Unless you've tasted chocolate with Michel Richart, it's possible you haven't really tasted chocolate. At least you probably haven't tried it with Roquefort cheese or foie gras. The French chocolatier, whose family has been making the confection since 1925, recently led us through a sampling of his new chocolate and savory macaron collections, inspired by the flavors of the Périgord region: foie gras, black truffles, and the famous blue cheese.

"The taste you get from chocolate is personal," Richart advises. "You should try to put into words what you're tasting." Some of the words we have for his creations aren't fit for a family publication.
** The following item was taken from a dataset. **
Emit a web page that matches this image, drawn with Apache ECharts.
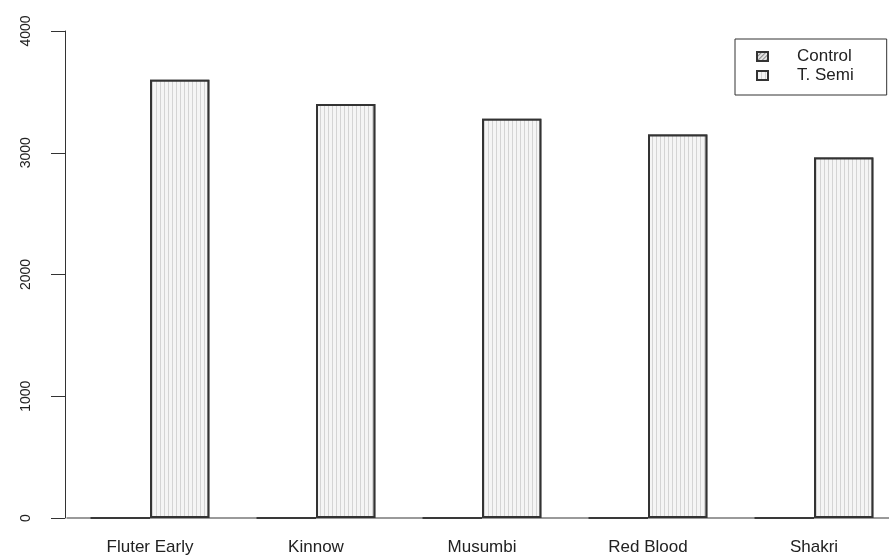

Suffice it to say, we would be happy eating chocolate and foie gras all day, every day. One practical takeaway — Richart urged us to never, ever (ever!) refrigerate chocolate: The chill will keep you from experiencing all of its flavors.

While we had our hands on the adorable Frenchman, we asked him to make that ever-so-classic dessert of chocolate mousse. His version infuses earl grey tea into heavy cream; to make the finished mousse, the chocolatier gamely rolled up his sleeves and whisked egg whites into soft peaks by hand — no small task.

Although it's obvious Richart takes his craft seriously — from personally crafting the beautiful, modern designs atop each truffle to sourcing the best regional French ingredients — he says his reason for making chocolate is quite simple: "To make people happy." Judging by the reactions his mousse got around the Test Kitchen, it seems to be working.